Firstly, we have investigated suspensions of solid spheres in Newtonian, shear thinning and shear thickening fluids in the simple shear flow created by two walls moving in opposite directions, considering various solid volume fractions and particle Reynolds numbers, thus including inertial effects. The results show that that the non-dimensional relative viscosity of of the suspension and the mean value of the local shear-rate can be well predicted by homogenization theory, more accurately for lower particle concentrations. Moreover, we show that in the presence of inertia, the effective viscosity of these suspensions deviates from that of Stokesian suspensions.
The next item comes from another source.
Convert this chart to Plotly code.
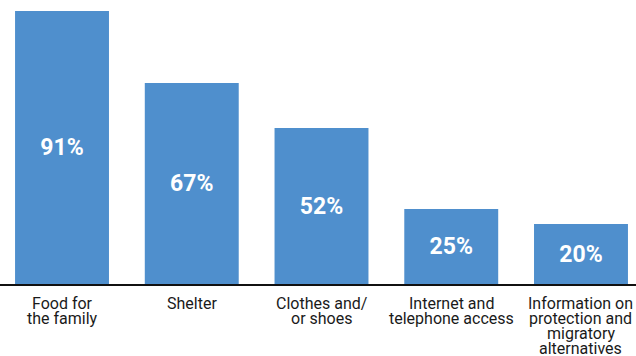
import plotly.graph_objects as go

# Share of respondents naming each need
categories = [
    "Food for<br>the family",
    "Shelter",
    "Clothes and/<br>or shoes",
    "Internet and<br>telephone access",
    "Information on<br>protection and<br>migratory<br>alternatives",
]
values = [91, 67, 52, 25, 20]
value_labels = [f"{v}%" for v in values]

BAR_COLOR = "#4f8fcd"
LABEL_FONT = "Roboto"
LABEL_SIZE = 16
LINE_STEP = 15.3  # px between stacked label lines

fig = go.Figure(
    go.Bar(
        x=list(range(len(categories))),
        y=values,
        text=value_labels,
        textposition="inside",
        insidetextanchor="middle",
        textangle=0,
        textfont=dict(family="Roboto", size=23, color="white", weight="bold"),
        marker=dict(color=BAR_COLOR, line=dict(width=0)),
        hoverinfo="skip",
    )
)

# Category labels, one annotation per line so the leading stays tight
annotations = []
for i, label in enumerate(categories):
    for j, line in enumerate(label.split("<br>")):
        annotations.append(
            dict(
                x=i,
                xref="x",
                y=0,
                yref="paper",
                yanchor="middle",
                xanchor="center",
                yshift=-(19 + j * LINE_STEP),
                text=line,
                showarrow=False,
                font=dict(family=LABEL_FONT, size=LABEL_SIZE, color="#1a1a1a"),
            )
        )

fig.update_layout(
    width=636,
    height=356,
    margin=dict(l=0, r=0, t=0, b=72),
    paper_bgcolor="white",
    plot_bgcolor="white",
    bargap=0.276,
    showlegend=False,
    annotations=annotations,
    uniformtext=dict(mode=False),
)
fig.update_xaxes(
    range=[-0.478, 4.424],
    showticklabels=False,
    ticks="",
    showgrid=False,
    zeroline=False,
    showline=True,
    linecolor="#111111",
    linewidth=1.5,
)
fig.update_yaxes(
    range=[0, 94.7],
    visible=False,
    showgrid=False,
    zeroline=False,
)

fig.write_html("out.html")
We also examine the role of fluid elasticity, shear-thinning and combined shear-thinning visco-elastic effects on the simple linear Couette shear flow of neutrally-buoyant rigid spherical particles. It is found that the effective viscosity grows monotonically with the solid volume fraction and that all the Non-Newtonian cases exhibit a lower effective viscosity than the Newtonian ones; in addition, we show that elastic effects dominate at low elasticity whereas shear thinning is predominant at high applied shear rates. These variations in the effective viscosity are mainly due to changes in the particle-induced shear stress component.

We then study the settling of spherical particles in quiescent wall-bounded Newtonian and shear-thinning fluids at three different solid volume fractions. We find that the mean settling velocities decrease with the particle concentration as a consequence of the hindering effect and thatthe mean settling speed is always larger in the shear thinning fluid than in the Newtonian one, due to the reduction of the local fluid viscosity around the particles which leads to a lower drag force acting on the particles.

Finally, the inertial migration of hyper-elastic deformable particle in laminar pipe flows is also investigated. We consider different flow rates and various levels of particle elasticity. We observe that the particle deforms and experiences a lateral movement while traveling downstream through the pipe, always finding a stable position at the pipe centerline.